Gustáv Husák was released from prison in 1960, and allowed to re-join the Communist Party in 1963, at a time when reformist elements held the reins of power. Although seemingly a zealous reformer himself, Husák came to power after the ouster of Alexander Dubček, who had famously sought to build “socialism with a human face”.
The Warsaw Pact invasion of Czechoslovakia in August 1968 engendered a wave of spontaneous popular protest and an international outcry, both of which were a major embarrassment to Moscow. The Soviet leadership needed someone who could control the situation – and that someone could not be a known “apparatchik”.
Gustáv Husák fit the bill and in April 1969, replaced Alexandr Dubček as leader of Czechoslovakia’s communist party. Some thought he would try to preserve some liberties from the Prague Spring, but instead Husák launched extensive purges in all sectors of the society.
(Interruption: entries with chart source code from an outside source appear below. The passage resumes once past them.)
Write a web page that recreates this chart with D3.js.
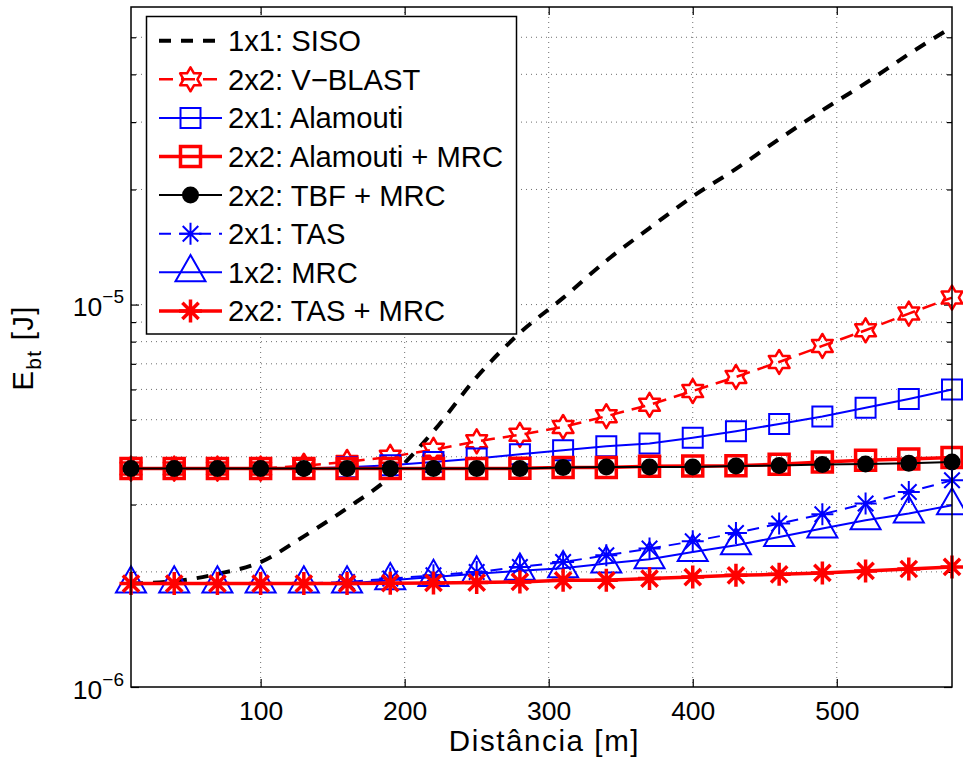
<!DOCTYPE html>
<html>
<head>
<meta charset="utf-8">
<script src="https://cdn.jsdelivr.net/npm/d3@7"></script>
<style>
  body { margin: 0; background: #fff; }
  svg text { font-family: "Liberation Sans", Arial, Helvetica, sans-serif; fill: #000; }
</style>
</head>
<body>
<svg id="chart" width="963" height="763"></svg>
<script>
// Transmission distance (m)
const distances = [10, 40, 70, 100, 130, 160, 190, 220, 250, 280, 310, 340, 370, 400, 430, 460, 490, 520, 550, 580];

// Energy per bit, E_bt (J), for each scheme
const sisoEnergy = [1.864e-6, 1.890e-6, 1.975e-6, 2.122e-6, 2.477e-6, 2.934e-6, 3.546e-6, 4.664e-6, 6.463e-6, 8.433e-6,
                    1.041e-5, 1.302e-5, 1.585e-5, 1.917e-5, 2.264e-5, 2.709e-5, 3.222e-5, 3.793e-5, 4.517e-5, 5.319e-5];
const vblastEnergy = [3.725e-6, 3.725e-6, 3.725e-6, 3.725e-6, 3.790e-6, 3.877e-6, 3.999e-6, 4.172e-6, 4.390e-6, 4.565e-6,
                      4.786e-6, 5.105e-6, 5.470e-6, 5.943e-6, 6.467e-6, 7.078e-6, 7.795e-6, 8.566e-6, 9.473e-6, 1.043e-5];
const alamoutiEnergy = [3.725e-6, 3.725e-6, 3.725e-6, 3.725e-6, 3.725e-6, 3.755e-6, 3.801e-6, 3.877e-6, 3.957e-6, 4.061e-6,
                        4.159e-6, 4.260e-6, 4.330e-6, 4.484e-6, 4.664e-6, 4.873e-6, 5.095e-6, 5.372e-6, 5.664e-6, 5.994e-6];
const alamoutiMrcEnergy = [3.725e-6, 3.725e-6, 3.725e-6, 3.725e-6, 3.725e-6, 3.725e-6, 3.725e-6, 3.725e-6, 3.725e-6, 3.730e-6,
                           3.748e-6, 3.748e-6, 3.777e-6, 3.784e-6, 3.790e-6, 3.823e-6, 3.877e-6, 3.916e-6, 3.947e-6, 3.981e-6];
const tbfMrcEnergy = [3.725e-6, 3.725e-6, 3.725e-6, 3.725e-6, 3.725e-6, 3.725e-6, 3.725e-6, 3.725e-6, 3.725e-6, 3.725e-6,
                      3.748e-6, 3.762e-6, 3.762e-6, 3.762e-6, 3.784e-6, 3.793e-6, 3.816e-6, 3.830e-6, 3.846e-6, 3.877e-6];
const tasEnergy = [1.864e-6, 1.864e-6, 1.864e-6, 1.864e-6, 1.864e-6, 1.882e-6, 1.921e-6, 1.959e-6, 1.998e-6, 2.060e-6,
                   2.122e-6, 2.210e-6, 2.301e-6, 2.404e-6, 2.527e-6, 2.675e-6, 2.829e-6, 3.018e-6, 3.236e-6, 3.472e-6];
const mrcEnergy = [1.864e-6, 1.864e-6, 1.864e-6, 1.864e-6, 1.864e-6, 1.864e-6, 1.901e-6, 1.939e-6, 1.979e-6, 2.013e-6,
                   2.044e-6, 2.102e-6, 2.157e-6, 2.254e-6, 2.348e-6, 2.468e-6, 2.596e-6, 2.729e-6, 2.841e-6, 2.988e-6];
const tasMrcEnergy = [1.864e-6, 1.864e-6, 1.864e-6, 1.864e-6, 1.864e-6, 1.864e-6, 1.868e-6, 1.871e-6, 1.875e-6, 1.882e-6,
                      1.901e-6, 1.901e-6, 1.921e-6, 1.939e-6, 1.959e-6, 1.971e-6, 1.987e-6, 2.011e-6, 2.035e-6, 2.060e-6];

// Axis ticks and labels
const xTicks = [100, 200, 300, 400, 500];
const yMajorTicks = [1e-6, 1e-5];
const yMajorExponents = ["\u22126", "\u22125"];
const yMinorTicks = [2e-6, 3e-6, 4e-6, 5e-6, 6e-6, 7e-6, 8e-6, 9e-6, 2e-5, 3e-5, 4e-5, 5e-5];
const xLabel = "Dist\u00e2ncia [m]";

// Series: legend text, data and drawing style
const series = [
  { name: "1x1: SISO", values: sisoEnergy, color: "#000000", width: 4, dash: "12,10", marker: null, smooth: true },
  { name: "2x2: V\u2212BLAST", values: vblastEnergy, color: "#ff0000", width: 2.5, dash: "14,8", marker: "hexagram", size: 12, mwidth: 2.5 },
  { name: "2x1: Alamouti", values: alamoutiEnergy, color: "#0000ff", width: 2, dash: null, marker: "square", size: 20, mwidth: 2 },
  { name: "2x2: Alamouti + MRC", values: alamoutiMrcEnergy, color: "#ff0000", width: 3.5, dash: null, marker: "square", size: 20, mwidth: 3.5 },
  { name: "2x2: TBF + MRC", values: tbfMrcEnergy, color: "#000000", width: 2, dash: null, marker: "dot", size: 8.5, mwidth: 0 },
  { name: "2x1: TAS", values: tasEnergy, color: "#0000ff", width: 2, dash: "12,8", marker: "asterisk", size: 11, mwidth: 2 },
  { name: "1x2: MRC", values: mrcEnergy, color: "#0000ff", width: 2, dash: null, marker: "triangle", size: 15, mwidth: 2 },
  { name: "2x2: TAS + MRC", values: tasMrcEnergy, color: "#ff0000", width: 3.5, dash: null, marker: "asterisk", size: 11.5, mwidth: 3.5 }
];

const svg = d3.select("#chart");
const plot = { left: 131, right: 952, top: 7, bottom: 687 };

const x = d3.scaleLinear().domain([10, 580]).range([plot.left, plot.right]);
const y = d3.scaleLog().domain([1e-6, 6e-5]).range([plot.bottom, plot.top]);

// Dotted grid
const grid = svg.append("g").attr("stroke", "#333").attr("stroke-width", 1)
  .attr("stroke-dasharray", "1,4").attr("opacity", 0.7);
grid.selectAll("line.gx").data(xTicks).join("line")
  .attr("x1", d => x(d)).attr("x2", d => x(d))
  .attr("y1", plot.top).attr("y2", plot.bottom);
grid.selectAll("line.gy").data(yMajorTicks.concat(yMinorTicks).filter(d => d > 1e-6)).join("line")
  .attr("x1", plot.left).attr("x2", plot.right)
  .attr("y1", d => y(d)).attr("y2", d => y(d));

// Axes: ticks point into the plot on all four sides
function styleAxis(g) {
  g.select(".domain").remove();
  g.selectAll(".tick line").attr("stroke", "#000").attr("stroke-width", 1.2);
}
const xAxisBottom = svg.append("g").attr("transform", `translate(0,${plot.bottom})`)
  .call(d3.axisBottom(x).tickValues(xTicks).tickSizeInner(-8).tickSizeOuter(0).tickFormat(d3.format("d")))
  .call(styleAxis);
xAxisBottom.selectAll(".tick text").attr("y", 33).attr("dy", null)
  .attr("font-size", 26.5).attr("font-family", null);

svg.append("g").attr("transform", `translate(0,${plot.top})`)
  .call(d3.axisTop(x).tickValues(xTicks).tickSizeInner(-8).tickSizeOuter(0).tickFormat(""))
  .call(styleAxis);

const yAxisLeft = svg.append("g").attr("transform", `translate(${plot.left},0)`)
  .call(d3.axisLeft(y).tickValues(yMajorTicks).tickSizeInner(-8).tickSizeOuter(0).tickFormat(() => ""))
  .call(styleAxis);
yAxisLeft.selectAll(".tick text").each(function (d, i) {
  const t = d3.select(this).attr("x", -7).attr("y", 11).attr("dy", null)
    .attr("text-anchor", "end").attr("font-family", null);
  t.text(null);
  t.append("tspan").attr("font-size", 26.5).text("10");
  t.append("tspan").attr("font-size", 19).attr("dy", -13).text(yMajorExponents[i]);
});
svg.append("g").attr("transform", `translate(${plot.left},0)`)
  .call(d3.axisLeft(y).tickValues(yMinorTicks).tickSizeInner(-5).tickSizeOuter(0).tickFormat(""))
  .call(styleAxis);
svg.append("g").attr("transform", `translate(${plot.right},0)`)
  .call(d3.axisRight(y).tickValues(yMajorTicks).tickSizeInner(-8).tickSizeOuter(0).tickFormat(""))
  .call(styleAxis);
svg.append("g").attr("transform", `translate(${plot.right},0)`)
  .call(d3.axisRight(y).tickValues(yMinorTicks).tickSizeInner(-5).tickSizeOuter(0).tickFormat(""))
  .call(styleAxis);

// Marker shapes centred on (0,0)
function markerPath(type, s) {
  if (type === "square") {
    const h = s / 2;
    return `M${-h},${-h}H${h}V${h}H${-h}Z`;
  }
  if (type === "hexagram") {
    const pts = [];
    for (let k = 0; k < 12; k++) {
      const r = k % 2 === 0 ? s : s / Math.sqrt(3);
      const a = -Math.PI / 2 + k * Math.PI / 6;
      pts.push([r * Math.cos(a), r * Math.sin(a)]);
    }
    return "M" + pts.map(p => p[0].toFixed(2) + "," + p[1].toFixed(2)).join("L") + "Z";
  }
  if (type === "asterisk") {
    const d = s / Math.SQRT2;
    return `M0,${-s}V${s}M${-s},0H${s}M${-d},${-d}L${d},${d}M${-d},${d}L${d},${-d}`;
  }
  if (type === "triangle") {
    return `M0,${-s * 1.15}L${s},${s * 0.6}L${-s},${s * 0.6}Z`;
  }
  return "";
}

function drawMarker(g, type, s, color, w) {
  if (type === "dot") {
    g.append("circle").attr("r", s).attr("fill", color);
  } else {
    g.append("path").attr("d", markerPath(type, s)).attr("fill", "none")
      .attr("stroke", color).attr("stroke-width", w)
      .attr("stroke-linejoin", type === "hexagram" ? "round" : "miter");
  }
}

// Curves
const straight = d3.line().x((d, i) => x(distances[i])).y(d => y(d));
const smooth = d3.line().x((d, i) => x(distances[i])).y(d => y(d)).curve(d3.curveMonotoneX);
series.forEach(s => {
  const g = svg.append("g");
  g.append("path").datum(s.values).attr("d", s.smooth ? smooth : straight)
    .attr("fill", "none").attr("stroke", s.color).attr("stroke-width", s.width)
    .attr("stroke-dasharray", s.dash).attr("stroke-linejoin", "round");
  if (s.marker) {
    g.selectAll("g.m").data(s.values).join("g")
      .attr("transform", (d, i) => `translate(${x(distances[i])},${y(d)})`)
      .each(function () { drawMarker(d3.select(this), s.marker, s.size, s.color, s.mwidth); });
  }
});

// Plot frame
svg.append("rect").attr("x", plot.left).attr("y", plot.top)
  .attr("width", plot.right - plot.left).attr("height", plot.bottom - plot.top)
  .attr("fill", "none").attr("stroke", "#000").attr("stroke-width", 1.5);

// Axis titles
svg.append("text").attr("x", (plot.left + plot.right) / 2 + 3).attr("y", 751)
  .attr("text-anchor", "middle").attr("font-size", 29.5).attr("letter-spacing", 1.6).text(xLabel);
const yTitle = svg.append("text").attr("transform", "translate(33,348) rotate(-90)")
  .attr("text-anchor", "middle").attr("font-size", 29.5).attr("letter-spacing", 1.3);
yTitle.append("tspan").text("E");
yTitle.append("tspan").attr("font-size", 21).attr("dy", 8).text("bt");
yTitle.append("tspan").attr("dy", -8).text(" [J]");

// Legend
const legend = svg.append("g");
legend.append("rect").attr("x", 146.5).attr("y", 16.5).attr("width", 370).attr("height", 317.5)
  .attr("fill", "#fff").attr("stroke", "#000").attr("stroke-width", 1.5);
series.forEach((s, i) => {
  const cy = 40.7 + i * 38.6;
  const row = legend.append("g");
  row.append("line").attr("x1", 159).attr("x2", 222).attr("y1", cy).attr("y2", cy)
    .attr("stroke", s.color).attr("stroke-width", s.width).attr("stroke-dasharray", s.dash);
  if (s.marker) {
    drawMarker(row.append("g").attr("transform", `translate(190.5,${cy})`), s.marker, s.size, s.color, s.mwidth);
  }
  row.append("text").attr("x", 228).attr("y", cy + 10.5).attr("font-size", 29.2).text(s.name);
});
</script>
</body>
</html>
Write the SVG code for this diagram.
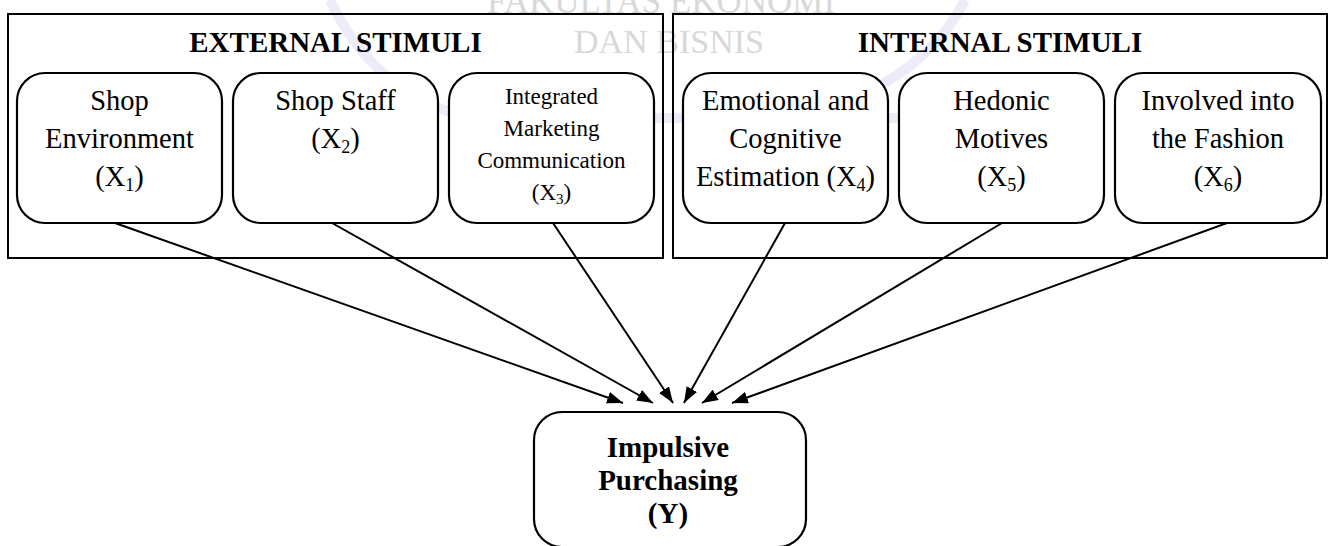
<svg xmlns="http://www.w3.org/2000/svg" width="1330" height="546" viewBox="0 0 1330 546">
<style>
.wm{font-family:"Liberation Serif","Times New Roman",serif;fill:#d8d8d8;}
.group{fill:none;stroke:#000;stroke-width:2;}
.box{fill:#fff;stroke:#000;stroke-width:2.2;}
.title{font-family:"Liberation Serif","Times New Roman",serif;font-weight:bold;font-size:29px;fill:#000;text-anchor:middle;}
.t{font-family:"Liberation Serif","Times New Roman",serif;font-size:28.5px;fill:#000;text-anchor:middle;}
.ts{font-family:"Liberation Serif","Times New Roman",serif;font-size:23px;fill:#000;text-anchor:middle;}
.tb{font-family:"Liberation Serif","Times New Roman",serif;font-weight:bold;font-size:29px;fill:#000;text-anchor:middle;}
.sub{font-size:18px;}
.subs{font-size:15px;}
.conn{stroke:#000;stroke-width:2;fill:none;marker-end:url(#arr);}
</style>
<defs>
<marker id="arr" markerUnits="userSpaceOnUse" markerWidth="16" markerHeight="12" refX="16" refY="6" orient="auto">
<path d="M0,0 L16,6 L0,12 z" fill="#000"/>
</marker>
</defs>
<rect width="1330" height="546" fill="#fff"/>
<g id="watermark">
<path d="M330,0 Q375,95 470,118 L900,118" fill="none" stroke="#ececf9" stroke-width="10"/>
<path d="M965,0 Q935,60 862,95" fill="none" stroke="#ececf9" stroke-width="10"/>
<text class="wm" x="661" y="13" font-size="35" text-anchor="middle">FAKULTAS EKONOMI</text>
<text class="wm" x="669" y="53" font-size="34" text-anchor="middle">DAN BISNIS</text>
</g>
<g id="external-stimuli">
<rect class="group" x="8" y="14" width="655" height="244"/>
<text class="title" x="335.5" y="52">EXTERNAL STIMULI</text>
</g>
<g id="internal-stimuli">
<rect class="group" x="673" y="14" width="654" height="244"/>
<text class="title" x="1000" y="52">INTERNAL STIMULI</text>
</g>
<g id="x1">
<rect class="box" x="17" y="73" width="205" height="150" rx="28"/>
<text class="t" x="119.5" y="110">Shop</text>
<text class="t" x="119.5" y="148">Environment</text>
<text class="t" x="119.5" y="186">(X<tspan class="sub" dy="5">1</tspan><tspan dy="-5">)</tspan></text>
</g>
<g id="x2">
<rect class="box" x="233" y="73" width="205" height="150" rx="28"/>
<text class="t" x="335.5" y="110">Shop Staff</text>
<text class="t" x="335.5" y="148">(X<tspan class="sub" dy="5">2</tspan><tspan dy="-5">)</tspan></text>
</g>
<g id="x3">
<rect class="box" x="449" y="73" width="205" height="150" rx="28"/>
<text class="ts" x="551.5" y="104">Integrated</text>
<text class="ts" x="551.5" y="136">Marketing</text>
<text class="ts" x="551.5" y="168">Communication</text>
<text class="ts" x="551.5" y="200">(X<tspan class="subs" dy="4">3</tspan><tspan dy="-4">)</tspan></text>
</g>
<g id="x4">
<rect class="box" x="683" y="73" width="205" height="150" rx="28"/>
<text class="t" x="785.5" y="110">Emotional and</text>
<text class="t" x="785.5" y="148">Cognitive</text>
<text class="t" x="785.5" y="186">Estimation (X<tspan class="sub" dy="5">4</tspan><tspan dy="-5">)</tspan></text>
</g>
<g id="x5">
<rect class="box" x="899" y="73" width="205" height="150" rx="28"/>
<text class="t" x="1001.5" y="110">Hedonic</text>
<text class="t" x="1001.5" y="148">Motives</text>
<text class="t" x="1001.5" y="186">(X<tspan class="sub" dy="5">5</tspan><tspan dy="-5">)</tspan></text>
</g>
<g id="x6">
<rect class="box" x="1115" y="73" width="206" height="150" rx="28"/>
<text class="t" x="1218" y="110">Involved into</text>
<text class="t" x="1218" y="148">the Fashion</text>
<text class="t" x="1218" y="186">(X<tspan class="sub" dy="5">6</tspan><tspan dy="-5">)</tspan></text>
</g>
<g id="y">
<rect class="box" x="534" y="412" width="272" height="135" rx="28"/>
<text class="tb" x="668" y="457">Impulsive</text>
<text class="tb" x="668" y="490">Purchasing</text>
<text class="tb" x="668" y="523">(Y)</text>
</g>
<g id="connectors">
<line class="conn" x1="115" y1="223" x2="623" y2="403"/>
<line class="conn" x1="332" y1="223" x2="653" y2="403"/>
<line class="conn" x1="553" y1="223" x2="673" y2="403"/>
<line class="conn" x1="785" y1="223" x2="684" y2="403"/>
<line class="conn" x1="1002" y1="223" x2="702" y2="403"/>
<line class="conn" x1="1227" y1="223" x2="732" y2="403"/>
</g>
</svg>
Husák today is sometimes remembered as a tragicomic figure – his New Year’s speeches, delivered in an odd mixture of the Czech and Slovak languages, by a detached old man with thick glasses were the object of ridicule.
But in his prime, Husák displayed a dazzling intellect, biographer Michal Macháček says.
“He was among the intellectual elite [in the Party] who had a solid education, with perspective. He was rhetorically and linguistically gifted. Although it doesn’t seem like it from later years, he was an excellent orator. A man who could speak articulately without notes at great length, engage audiences. And that helped him in his political career.”
With the Soviet occupation of Czechoslovakia, Gustáv Husák rose slowly to the very top of the communist hierarchy, becoming president in 1975. Although rather a centrist than a hardliner, the regime he represented jailed opposition activists, including his eventual successor, Václav Havel.
Husák was replaced as leader of the communist party in 1987 by the bizarre character Milouš Jakeš. But he was not forced to resign as president until December 10, 1989, just shy of three weeks before Parliament would elected Václav Havel president.
The specific date of his Husák’s resignation was no accident, notes historian Michal Macháček.
“He left on December 10, which is Human Rights Day. That day was not chosen by chance – it was chosen by Václav Havel, as one of the main leaders of the opposition.
“It was symbolic for Husák to leave power on Human Rights Day and he knew it and did not like it, but he was forced to do so under pressure by the opposition and the new Communist Party leadership.
“The opposition insisted, and Husák complied.”
Gustáv Husák served as the First Secretary of the Communist Party of Czechoslovakia from 1969 until 1987 and as president of Czechoslovakia from 1975 to 1989. He will forever be remembered as the living embodiment of the long, grey period of Normalisation.